Scrapy tutorial 1 - Basics of using Scrapy framework to scrape data from web

Scrapy is a web scraping framework with a lot of functionality. In this tutorial I will look into the basics of how to download and use scrapy to scrape data from a website.


Installing scrapy and basics

Installation

It is a good practice to use python virtual environment to isolate the project. To create a python virtual environment use command python -m venv venv. Virtual environment can be activated by source venv/bin/activate and deactivated with deactivate command.

Installing scrapy

$ pip install scrapy

Creating a scrapy project

$ scrapy startproject books # creates a scrapy project
$ cd books # change to the newly created project directory.
$ scrapy genspider books_spider https://books.toscrape.com # Creates spider with name books_spider for the chosen website

Scrapy files

Scrapy creates alot of files when creating the project and it can be confusing at beginning of what they do and their purpose.

- books
  - scrapy.cfg            # Scrapy deployment config file
  - books/                 
    - items.py            # Structure the data found by the spider
    - middlewares.py      # How scrapy makes the requests
    - pipelines.py        # Used to clean the data and connect to database or output
    - settings.py         # Project settings
    - spiders/            # Spiders are saved here
      - books_spider.py   # Spider for the books.toscrape.com website

Using scrapy shell to find the data on webpage

$ scrapy shell https://books.toscrape.com

>>> response.css("article.product_pod") # gets all the books on page
>>> response.css("a::attr(title)").get() # gets the first books title
>>> response.css("a::attr(title)").getall() # using .getall() gets all the book titles
>>> response.css("div.product_price p.price_color::text").get() # gets the first books price

Putting the code into the spider file in books/books/spiders/books_spider.py

import scrapy

class BooksSpiderSpider(scrapy.Spider):
    name = "books_spider"
    allowed_domains = ["books.toscrape.com"]
    start_urls = ["http://books.toscrape.com/"]

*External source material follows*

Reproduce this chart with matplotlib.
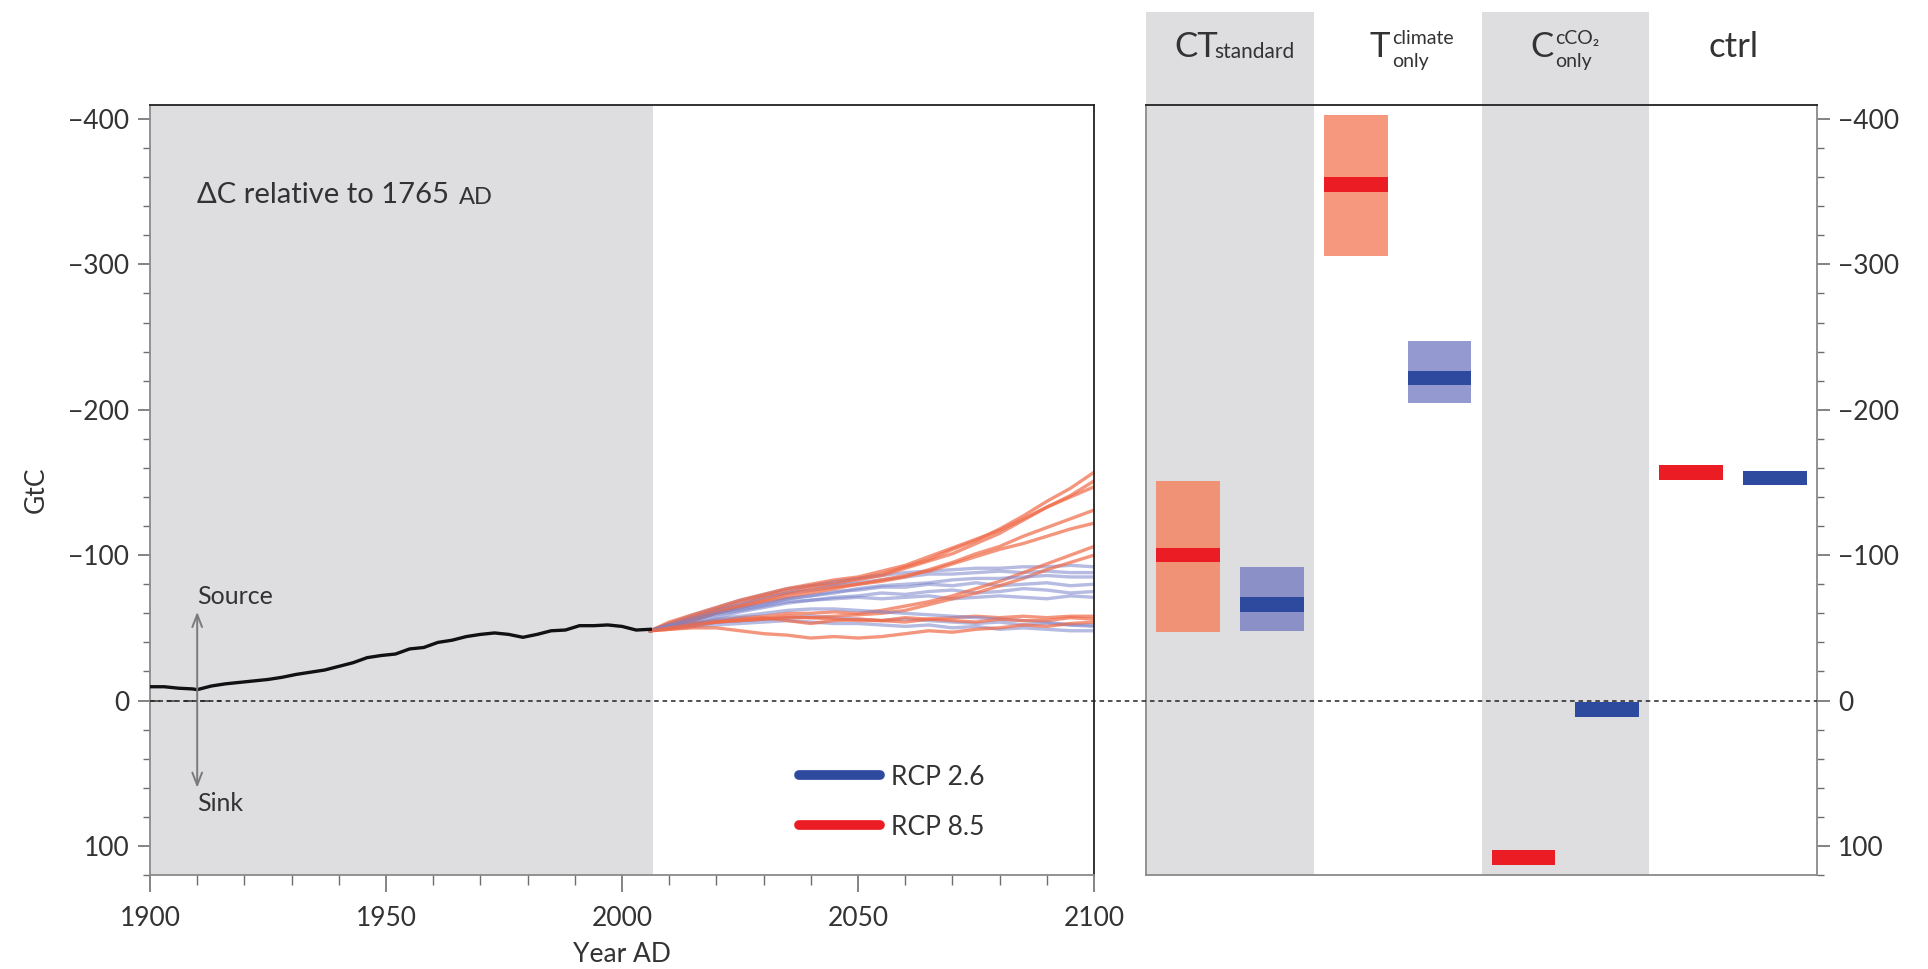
import matplotlib
matplotlib.use("Agg")
import matplotlib.pyplot as plt
from matplotlib.patches import Rectangle
from matplotlib.lines import Line2D
from matplotlib.ticker import MultipleLocator, FuncFormatter
import matplotlib.transforms as mtransforms

plt.rcParams['font.family'] = ['Lato', 'DejaVu Sans']

# Historical land carbon change (negative = source), GtC relative to 1765
hist_years = [1900, 1903, 1906, 1909, 1910, 1913, 1916, 1919, 1922, 1925, 1928, 1931,
              1934, 1937, 1940, 1943, 1946, 1949, 1952, 1955, 1958, 1961, 1964, 1967,
              1970, 1973, 1976, 1979, 1982, 1985, 1988, 1991, 1994, 1997, 2000, 2003, 2006]
hist_vals = [-9.5, -9.5, -8.5, -8, -7.5, -10, -11.5, -12.5, -13.5, -14.5, -16, -18,
             -19.5, -21, -23.5, -26, -29.5, -31, -32, -35.5, -36.5, -40, -41.5, -44,
             -45.5, -46.5, -45.5, -43.5, -45.5, -48, -48.5, -51.5, -51.5, -52, -51, -48.5, -49]

# Scenario ensemble members 2006-2100
proj_years = [2006, 2010, 2015, 2020, 2025, 2030, 2035, 2040, 2045, 2050,
              2055, 2060, 2065, 2070, 2075, 2080, 2085, 2090, 2095, 2100]

rcp85_runs = [
    [-48, -53, -58, -63, -68, -72, -76, -79, -81, -84, -87, -92, -97, -104, -110, -118, -127, -137, -146, -157],
    [-48, -52, -57, -62, -66, -71, -74, -78, -80, -83, -86, -91, -96, -101, -108, -115, -124, -133, -141, -151],
    [-48, -54, -59, -64, -69, -73, -77, -80, -83, -85, -89, -93, -99, -105, -111, -117, -125, -133, -140, -147],
    [-48, -51, -55, -60, -64, -68, -71, -74, -77, -80, -82, -85, -90, -95, -101, -106, -113, -119, -125, -131],
    [-48, -52, -56, -61, -65, -69, -73, -76, -78, -80, -83, -86, -89, -94, -99, -104, -108, -113, -118, -122],
    [-48, -50, -53, -55, -57, -58, -60, -60, -61, -60, -62, -65, -68, -72, -77, -82, -88, -94, -100, -106],
    [-48, -49, -51, -54, -55, -56, -57, -57, -58, -59, -60, -62, -66, -70, -74, -79, -84, -90, -95, -100],
    [-48, -50, -53, -54, -56, -57, -55, -53, -55, -56, -55, -54, -56, -57, -58, -57, -58, -57, -58, -58],
    [-48, -49, -50, -50, -48, -46, -45, -43, -44, -43, -44, -46, -48, -47, -49, -50, -52, -51, -53, -54],
    [-48, -50, -52, -54, -55, -56, -58, -57, -56, -55, -55, -57, -56, -55, -54, -56, -55, -55, -57, -56],
]
rcp26_runs = [
    [-48, -53, -59, -64, -69, -73, -77, -79, -82, -84, -86, -88, -89, -90, -91, -91, -92, -92, -93, -92],
    [-48, -52, -57, -62, -66, -70, -74, -76, -79, -81, -83, -85, -87, -87, -88, -89, -88, -89, -88, -88],
    [-48, -51, -55, -60, -64, -67, -70, -72, -75, -76, -78, -78, -80, -79, -81, -79, -80, -81, -79, -80],
    [-48, -52, -56, -59, -62, -65, -68, -69, -71, -72, -74, -73, -75, -76, -74, -75, -77, -76, -74, -75],
    [-48, -51, -54, -57, -61, -64, -67, -69, -70, -71, -70, -71, -72, -70, -71, -72, -71, -70, -72, -71],
    [-48, -50, -52, -54, -55, -56, -57, -58, -57, -56, -55, -56, -55, -54, -53, -54, -52, -53, -52, -52],
    [-48, -50, -51, -52, -53, -54, -55, -54, -53, -53, -52, -51, -52, -50, -51, -49, -50, -49, -48, -48],
    [-48, -51, -53, -56, -58, -60, -62, -63, -63, -62, -61, -60, -59, -58, -57, -56, -55, -54, -52, -51],
    [-48, -52, -56, -60, -63, -66, -70, -72, -74, -77, -79, -80, -81, -83, -84, -84, -85, -86, -85, -85],
]

# Factorial experiments: median and ensemble range (GtC)
experiments = ['CT_standard', 'T_climate_only', 'C_cCO2_only', 'ctrl']
rcp85_median = [-100, -355, 108, -157]
rcp85_low = [-151, -403, None, None]
rcp85_high = [-47, -306, None, None]
rcp26_median = [-66, -222, 6, -153]
rcp26_low = [-92, -247, None, None]
rcp26_high = [-48, -205, None, None]

GRAY_BG = '#dedee1'
TXT = '#333333'
AX_GRAY = '#6e6e6e'
RED_LINE = '#f06a48'
BLUE_LINE = '#7a83cb'
RED_MED = '#ec1c24'
BLUE_MED = '#2e4a9f'
RED_RANGE = '#f47f5c'
BLUE_RANGE = '#7078bf'

W, H = 1928, 969
fig = plt.figure(figsize=(W / 100, H / 100), dpi=100)


def fx(px):
    return px / W


def fy(py):
    return 1 - py / H


ax1 = fig.add_axes([fx(150), fy(875), fx(1094) - fx(150), fy(104.5) - fy(875)])
ax2 = fig.add_axes([fx(1146), fy(875), fx(1817) - fx(1146), fy(104.5) - fy(875)])

minus_fmt = FuncFormatter(lambda v, p: f"{int(v)}".replace('-', '\u2212'))

for ax in (ax1, ax2):
    ax.set_ylim(120, -410)
    ax.yaxis.set_major_locator(MultipleLocator(100))
    ax.yaxis.set_minor_locator(MultipleLocator(20))
    ax.yaxis.set_major_formatter(minus_fmt)
    ax.tick_params(axis='both', which='major', direction='out', length=9, width=1.2,
                   color=AX_GRAY, labelsize=19, labelcolor=TXT, pad=6)
    ax.tick_params(axis='both', which='minor', direction='out', length=5, width=1,
                   color=AX_GRAY)
    for s in ('left', 'bottom', 'right'):
        ax.spines[s].set_color('#8a8a8a')
        ax.spines[s].set_linewidth(1.3)
    ax.spines['top'].set_color('#222222')
    ax.spines['top'].set_linewidth(1.3)

# ---- left panel: time series ----
ax1.set_xlim(1900, 2100)
ax1.spines['right'].set_color('#222222')
ax1.xaxis.set_major_locator(MultipleLocator(50))
ax1.xaxis.set_minor_locator(MultipleLocator(10))
ax1.tick_params(axis='x', which='major', length=12, pad=10)
ax1.tick_params(axis='x', which='minor', length=7)
ax1.axvspan(1900, 2006.5, color=GRAY_BG, lw=0, zorder=0)

for i in range(max(len(rcp85_runs), len(rcp26_runs))):
    if i < len(rcp85_runs):
        ax1.plot(proj_years, rcp85_runs[i], color=RED_LINE, lw=2.4, alpha=0.7, zorder=2)
    if i < len(rcp26_runs):
        ax1.plot(proj_years, rcp26_runs[i], color=BLUE_LINE, lw=2.4, alpha=0.55, zorder=2)

ax1.plot(hist_years, hist_vals, color='#111111', lw=2.4, zorder=3)

# short reference dash at zero
ax1.plot([1900, 1915], [0, 0], color='#444444', lw=1.2, dashes=(6, 4), zorder=2)

ax1.annotate('', xy=(1910, -61), xytext=(1910, 60),
             arrowprops=dict(arrowstyle='<->,head_length=0.9,head_width=0.35',
                             color='#7a7a7a', lw=1.4, shrinkA=0, shrinkB=0), zorder=3)
ax1.text(1910, -64, 'Source', fontsize=18, color=TXT, ha='left', va='bottom')
ax1.text(1910, 63, 'Sink', fontsize=18, color=TXT, ha='left', va='top')

t_dc = ax1.text(0.05, 0.872, '\u0394C relative to 1765', transform=ax1.transAxes,
                fontsize=21, color=TXT, ha='left', va='baseline')
ax1.annotate('AD', xy=(1, 0), xycoords=t_dc, xytext=(7, 0), textcoords='offset points',
             fontsize=17, color=TXT, ha='left', va='bottom')

ax1.set_ylabel('GtC', fontsize=19, color=TXT, labelpad=14)
ax1.set_xlabel('Year AD', fontsize=19, color=TXT, labelpad=8)

leg_handles = [Line2D([0], [0], color=BLUE_MED, lw=7, solid_capstyle='round'),
               Line2D([0], [0], color=RED_MED, lw=7, solid_capstyle='round')]
ax1.legend(leg_handles, ['RCP 2.6', 'RCP 8.5'], loc='lower left',
           bbox_to_anchor=(0.662, 0.015), frameon=False, fontsize=19,
           handlelength=3.1, handletextpad=0.4, labelspacing=0.95,
           labelcolor=TXT)

# ---- right panel: factorial experiments ----
ax2.set_xlim(0, 4)
ax2.set_xticks([])
ax2.yaxis.tick_right()
ax2.tick_params(axis='y', which='both', left=False, right=True)

for col in (0, 2):
    ax2.add_patch(Rectangle((col, 0), 1, 1.12, transform=mtransforms.blended_transform_factory(
        ax2.transData, ax2.transAxes), color=GRAY_BG, lw=0, clip_on=False, zorder=0))

bw = 0.38
med_h = 10
for i in range(len(experiments)):
    xr = i + 0.25
    xb = i + 0.75
    if rcp85_low[i] is not None:
        ax2.bar(xr, rcp85_high[i] - rcp85_low[i], bottom=rcp85_low[i], width=bw,
                color=RED_RANGE, alpha=0.8, lw=0, zorder=2)
    if rcp26_low[i] is not None:
        ax2.bar(xb, rcp26_high[i] - rcp26_low[i], bottom=rcp26_low[i], width=bw,
                color=BLUE_RANGE, alpha=0.75, lw=0, zorder=2)
    ax2.bar(xr, med_h, bottom=rcp85_median[i] - med_h / 2, width=bw,
            color=RED_MED, lw=0, zorder=3)
    ax2.bar(xb, med_h, bottom=rcp26_median[i] - med_h / 2, width=bw,
            color=BLUE_MED, lw=0, zorder=3)

# zero line running across both panels
zero_tr = mtransforms.blended_transform_factory(fig.transFigure, ax1.transData)
fig.add_artist(Line2D([fx(150), fx(1817)], [0, 0], transform=zero_tr,
                      color='#222222', lw=1.1, dashes=(3, 2.5), zorder=5))

# column headings
hy = fy(47)
fig.text(fx(1174), hy, 'CT', fontsize=25, color=TXT, ha='left', va='center')
fig.text(fx(1214), fy(52), 'standard', fontsize=15, color=TXT, ha='left', va='center')
fig.text(fx(1369), hy, 'T', fontsize=25, color=TXT, ha='left', va='center')
fig.text(fx(1392), fy(38), 'climate', fontsize=14, color=TXT, ha='left', va='center')
fig.text(fx(1392), fy(62), 'only', fontsize=14, color=TXT, ha='left', va='center')
fig.text(fx(1530), hy, 'C', fontsize=25, color=TXT, ha='left', va='center')
fig.text(fx(1555), fy(38), 'cCO\u2082', fontsize=14, color=TXT, ha='left', va='center')
fig.text(fx(1555), fy(62), 'only', fontsize=14, color=TXT, ha='left', va='center')
fig.text(fx(1733), hy, 'ctrl', fontsize=25, color=TXT, ha='center', va='center')

fig.savefig('out.png', dpi=100, facecolor='white')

    def parse(self, response):
    books = response.css("article.product_pod")
    for book in books:
        yield {
            'book_name': book.css("h3 a::attr(title)").get(),
            'price': book.css("div.product_price p.price_color::text").get(),
            'link': book.css("h3 a").attrib['href']
        }

Now the spider gets the book name, price and link for every book on the page (20 on single page).

Running the spider

To run the scrapy spider use scrapy crawl <spiderName> scrapy crawl books_spider -O books.json in project directory runs the spider and saves the results into json file

Summary

This was a short tutorial about installing and using the scrapy framework to get data from webpage. On next tutorial I will be showing how to do pagination to get all the books on different pages.

Written on 2023-05-06